La brutta bruttissima realtà che viviamo è addomesticata grazie alla sua riproposizione sotto forma di imitazione. E lo spettacolo più seguito, amato e criticato dagli italiani ne è una tremenda metafora o allegoria. Tanto che operai che con buona pace di Cuperlo, prima si accontentavano di farsi vedere su gru e torri, mettono in scena la loro disperazione inascoltata e ricattata, scegliendo lo scendiletto più soffice d’Italia come spalla. E non importa se fosse concordato, come urla Grillo, se come sibila la stampa del tycoon delle Tv, siano stati ospitati in un hotel 5 stelle, resta il fatto, infame e grottesco che una tragedia per esistere ha bisogno della trasposizione “teatrale”, come dimostrano le inondazioni sottovalutate in Calabria, le elezioni taciute in Sardegna, o i trionfalismi per l’erezione della Costa o i silenzi per una vagone messo di traverso che isola ridicolmente territori nazionali dal resto del Paese.

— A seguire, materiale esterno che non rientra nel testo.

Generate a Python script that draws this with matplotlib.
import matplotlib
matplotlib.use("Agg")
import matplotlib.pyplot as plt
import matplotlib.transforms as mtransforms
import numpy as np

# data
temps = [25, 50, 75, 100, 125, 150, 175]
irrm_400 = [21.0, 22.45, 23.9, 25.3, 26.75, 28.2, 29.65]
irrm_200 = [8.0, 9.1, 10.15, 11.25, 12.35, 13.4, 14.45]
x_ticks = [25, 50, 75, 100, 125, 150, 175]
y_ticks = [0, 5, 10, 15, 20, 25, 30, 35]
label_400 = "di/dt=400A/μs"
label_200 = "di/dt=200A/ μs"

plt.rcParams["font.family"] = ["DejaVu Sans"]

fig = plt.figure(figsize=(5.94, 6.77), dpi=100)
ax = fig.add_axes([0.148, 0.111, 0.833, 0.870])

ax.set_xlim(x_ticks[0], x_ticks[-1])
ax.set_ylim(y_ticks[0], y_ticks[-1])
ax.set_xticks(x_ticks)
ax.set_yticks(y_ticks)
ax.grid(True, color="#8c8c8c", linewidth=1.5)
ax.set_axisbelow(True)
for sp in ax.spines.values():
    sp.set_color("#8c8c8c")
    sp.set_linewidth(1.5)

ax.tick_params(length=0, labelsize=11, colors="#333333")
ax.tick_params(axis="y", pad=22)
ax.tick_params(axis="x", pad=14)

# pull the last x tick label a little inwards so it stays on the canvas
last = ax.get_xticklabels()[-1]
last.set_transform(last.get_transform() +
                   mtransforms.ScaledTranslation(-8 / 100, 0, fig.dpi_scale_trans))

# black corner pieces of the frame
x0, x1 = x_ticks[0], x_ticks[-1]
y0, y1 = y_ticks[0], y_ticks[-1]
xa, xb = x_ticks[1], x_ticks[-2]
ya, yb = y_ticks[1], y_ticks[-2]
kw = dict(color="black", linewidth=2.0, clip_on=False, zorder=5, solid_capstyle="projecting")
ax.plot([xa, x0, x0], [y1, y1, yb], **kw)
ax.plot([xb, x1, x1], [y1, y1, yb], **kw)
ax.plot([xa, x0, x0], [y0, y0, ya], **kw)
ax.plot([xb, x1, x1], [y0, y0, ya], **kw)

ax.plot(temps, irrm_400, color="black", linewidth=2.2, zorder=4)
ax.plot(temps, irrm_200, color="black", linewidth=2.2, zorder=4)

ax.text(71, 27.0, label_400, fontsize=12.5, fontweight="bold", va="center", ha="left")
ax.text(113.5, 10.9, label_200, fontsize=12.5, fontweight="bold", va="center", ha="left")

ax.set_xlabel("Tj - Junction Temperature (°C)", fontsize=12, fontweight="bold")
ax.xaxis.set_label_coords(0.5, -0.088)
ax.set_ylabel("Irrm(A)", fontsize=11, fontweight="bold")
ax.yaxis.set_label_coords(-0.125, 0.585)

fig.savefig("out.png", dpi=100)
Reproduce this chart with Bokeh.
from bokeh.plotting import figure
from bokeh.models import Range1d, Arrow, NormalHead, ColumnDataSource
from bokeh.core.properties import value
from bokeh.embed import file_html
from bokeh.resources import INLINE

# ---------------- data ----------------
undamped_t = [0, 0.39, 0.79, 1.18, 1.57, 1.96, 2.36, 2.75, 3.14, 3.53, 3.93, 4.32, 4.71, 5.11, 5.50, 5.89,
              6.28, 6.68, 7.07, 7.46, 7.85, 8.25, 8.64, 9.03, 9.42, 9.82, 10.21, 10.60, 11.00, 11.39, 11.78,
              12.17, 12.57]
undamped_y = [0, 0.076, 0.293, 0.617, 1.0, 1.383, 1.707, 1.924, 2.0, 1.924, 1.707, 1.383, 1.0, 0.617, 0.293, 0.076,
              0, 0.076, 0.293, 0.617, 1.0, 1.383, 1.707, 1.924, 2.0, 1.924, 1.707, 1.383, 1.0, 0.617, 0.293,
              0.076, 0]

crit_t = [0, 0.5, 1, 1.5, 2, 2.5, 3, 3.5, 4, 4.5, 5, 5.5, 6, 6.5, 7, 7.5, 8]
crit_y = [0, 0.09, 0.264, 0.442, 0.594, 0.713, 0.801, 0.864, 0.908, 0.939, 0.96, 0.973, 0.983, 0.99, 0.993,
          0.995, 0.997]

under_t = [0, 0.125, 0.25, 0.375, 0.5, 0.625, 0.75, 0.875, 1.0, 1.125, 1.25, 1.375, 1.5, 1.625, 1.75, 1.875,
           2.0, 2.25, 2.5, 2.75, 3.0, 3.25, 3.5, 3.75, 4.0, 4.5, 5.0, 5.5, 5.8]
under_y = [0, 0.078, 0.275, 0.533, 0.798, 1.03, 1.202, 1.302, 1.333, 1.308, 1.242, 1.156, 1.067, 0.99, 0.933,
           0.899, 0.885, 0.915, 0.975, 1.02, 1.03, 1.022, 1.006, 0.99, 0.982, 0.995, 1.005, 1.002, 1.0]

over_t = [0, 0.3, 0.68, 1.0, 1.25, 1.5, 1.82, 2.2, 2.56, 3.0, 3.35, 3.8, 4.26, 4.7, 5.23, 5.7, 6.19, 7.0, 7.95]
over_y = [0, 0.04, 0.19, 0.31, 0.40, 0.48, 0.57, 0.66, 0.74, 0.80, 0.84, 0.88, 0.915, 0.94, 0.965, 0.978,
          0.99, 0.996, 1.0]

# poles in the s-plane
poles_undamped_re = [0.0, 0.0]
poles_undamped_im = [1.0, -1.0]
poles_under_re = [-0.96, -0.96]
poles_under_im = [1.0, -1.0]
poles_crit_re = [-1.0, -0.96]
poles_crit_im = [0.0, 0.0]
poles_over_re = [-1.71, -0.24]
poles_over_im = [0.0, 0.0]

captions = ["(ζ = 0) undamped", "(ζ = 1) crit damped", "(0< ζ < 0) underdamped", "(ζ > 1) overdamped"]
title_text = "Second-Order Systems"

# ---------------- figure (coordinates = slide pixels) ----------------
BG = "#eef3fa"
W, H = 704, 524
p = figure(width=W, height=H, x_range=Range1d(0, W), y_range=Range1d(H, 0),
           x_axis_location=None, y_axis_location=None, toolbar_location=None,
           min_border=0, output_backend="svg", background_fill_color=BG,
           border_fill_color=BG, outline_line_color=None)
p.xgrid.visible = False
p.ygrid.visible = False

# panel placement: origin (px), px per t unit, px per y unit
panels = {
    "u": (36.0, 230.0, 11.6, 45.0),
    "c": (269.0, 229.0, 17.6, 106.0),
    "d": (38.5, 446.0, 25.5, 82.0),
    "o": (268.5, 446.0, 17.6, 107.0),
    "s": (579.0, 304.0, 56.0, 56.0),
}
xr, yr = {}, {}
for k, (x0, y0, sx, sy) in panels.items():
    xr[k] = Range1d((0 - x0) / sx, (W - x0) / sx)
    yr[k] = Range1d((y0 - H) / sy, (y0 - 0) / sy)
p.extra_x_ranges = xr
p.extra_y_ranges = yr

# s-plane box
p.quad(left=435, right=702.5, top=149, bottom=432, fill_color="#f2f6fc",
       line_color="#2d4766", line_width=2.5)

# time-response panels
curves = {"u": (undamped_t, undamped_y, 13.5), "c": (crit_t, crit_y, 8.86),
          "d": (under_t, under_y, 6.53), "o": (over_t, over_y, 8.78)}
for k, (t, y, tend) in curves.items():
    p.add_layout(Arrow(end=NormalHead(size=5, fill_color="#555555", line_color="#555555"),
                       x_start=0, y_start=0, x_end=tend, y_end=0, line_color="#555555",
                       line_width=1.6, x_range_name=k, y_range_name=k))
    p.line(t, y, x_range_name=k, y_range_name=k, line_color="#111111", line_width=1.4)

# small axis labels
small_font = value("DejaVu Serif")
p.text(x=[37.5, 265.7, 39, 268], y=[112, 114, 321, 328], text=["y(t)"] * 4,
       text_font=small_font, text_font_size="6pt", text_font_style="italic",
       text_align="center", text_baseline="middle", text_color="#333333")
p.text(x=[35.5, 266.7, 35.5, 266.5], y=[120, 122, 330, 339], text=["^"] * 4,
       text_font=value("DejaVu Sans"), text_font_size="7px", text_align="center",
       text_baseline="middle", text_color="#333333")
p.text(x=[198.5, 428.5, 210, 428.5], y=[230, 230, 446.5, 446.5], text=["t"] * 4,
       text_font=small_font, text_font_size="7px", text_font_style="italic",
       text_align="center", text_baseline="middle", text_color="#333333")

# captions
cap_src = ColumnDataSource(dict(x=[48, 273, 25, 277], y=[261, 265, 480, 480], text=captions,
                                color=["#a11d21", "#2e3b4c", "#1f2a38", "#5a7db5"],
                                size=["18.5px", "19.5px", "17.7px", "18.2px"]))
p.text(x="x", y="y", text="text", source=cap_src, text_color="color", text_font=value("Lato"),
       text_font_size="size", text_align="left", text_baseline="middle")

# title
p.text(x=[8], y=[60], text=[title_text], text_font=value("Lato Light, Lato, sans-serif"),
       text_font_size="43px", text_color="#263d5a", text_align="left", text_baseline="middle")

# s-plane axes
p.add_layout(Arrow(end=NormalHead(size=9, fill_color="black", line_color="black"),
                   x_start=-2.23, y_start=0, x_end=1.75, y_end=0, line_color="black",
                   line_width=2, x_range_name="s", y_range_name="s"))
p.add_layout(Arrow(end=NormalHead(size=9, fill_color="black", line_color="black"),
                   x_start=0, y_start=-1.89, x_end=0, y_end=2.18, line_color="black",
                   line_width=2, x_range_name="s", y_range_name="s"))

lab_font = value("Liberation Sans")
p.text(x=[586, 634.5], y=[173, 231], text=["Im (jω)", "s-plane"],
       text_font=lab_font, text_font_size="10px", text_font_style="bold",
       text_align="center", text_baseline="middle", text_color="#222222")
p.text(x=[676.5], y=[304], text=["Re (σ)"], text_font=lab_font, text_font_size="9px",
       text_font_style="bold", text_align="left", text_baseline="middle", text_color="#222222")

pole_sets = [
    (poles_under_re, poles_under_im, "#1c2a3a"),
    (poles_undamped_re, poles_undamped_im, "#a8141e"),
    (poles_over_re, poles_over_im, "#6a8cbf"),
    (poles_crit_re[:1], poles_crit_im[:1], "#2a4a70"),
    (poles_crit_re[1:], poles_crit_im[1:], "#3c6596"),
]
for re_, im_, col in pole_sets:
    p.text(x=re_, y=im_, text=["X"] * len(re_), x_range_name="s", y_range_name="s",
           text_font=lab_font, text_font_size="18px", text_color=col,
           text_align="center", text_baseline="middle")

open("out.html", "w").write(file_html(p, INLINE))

Aveva ragione Weber, se volete visioni andate al cinema, ha ragione il Simplicissimus, se volete una politica delegata da seguire in streaming come la Tosca alla radio, sbucciando i piselli o mettendovi i bigodini nella vignetta di Novello, allora senza girarci intorno c’è la fiction, con le aule di giustizia su Forum, la sanità su Grey’s Anathomy, con l’accoglienza tramite reality di Albano.
Sarebbe raccomandabile evitare le imitazioni, che il più delle volte ridicolizzano e avviliscono ma non le vittime ormai gratificate dalla popolarità di risulta offerta dai professionisti della satira, pochissimi.

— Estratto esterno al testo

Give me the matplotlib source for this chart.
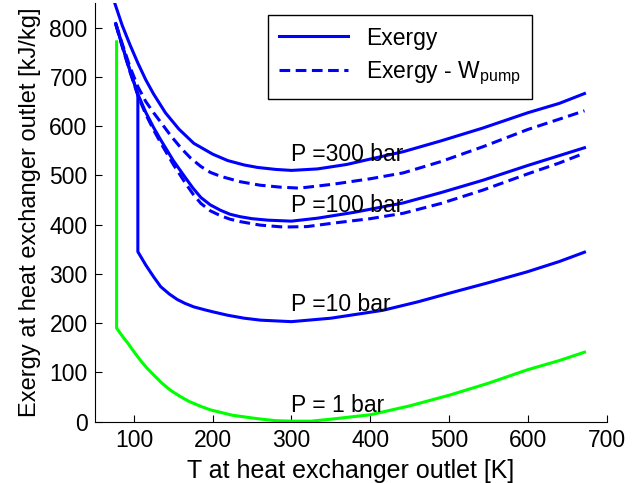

No parlo dell’imitazione che ci viene offerta ogni giorno e che riduce le nostre esistenze a sopravvivenze, a contemplazione passiva, come quando i genitori “meno abbienti” promettevano ai bambini che li avrebbero portati a vedere i signori che mangiavano il gelato. E che ci propone spettacoli di seconda qualità, campagne pubblicitarie che soppiantano la comunicazione di programmi e scelte, leadership mostrate con brand, un Paese ridotto a vetrina dell’outlet, figure vuote e futili dipinte come gente del fare e del rinnovare.
Ieri sera vi sarà magari capitato e temo non vi abbia offeso, l’ostensione di una delle attrici più ironiche, colte, gentili e al tempo stesso graffianti, esibita come una reliquia per sponsorizzare una sedicente erede, sguaiata, ossessionata da fantasie sessuali da bambina mal cresciuta, becera, avida e continuamente riproposta come icona di una smaliziata femminilità “moderna”, spregiudicata, proprio come l’imitatore della politica, che corre sulle ruote del successo costruito da altri, interpreta il dinamismo, l’affaccendarsi, l’ambizione non solo ammissibile, ma esibita come desiderabile qualità.
Si vede che sono invecchiata, preferisco Franca Valeri alla Litizzetto, la Signorina Snob alla Jolanda, Camilla Cederna alla Celi, la compagnia dei Giovani ai Servillo, la Dolce Vita alla Grande Bellezza, la vita a questo tragico avanspettacolo.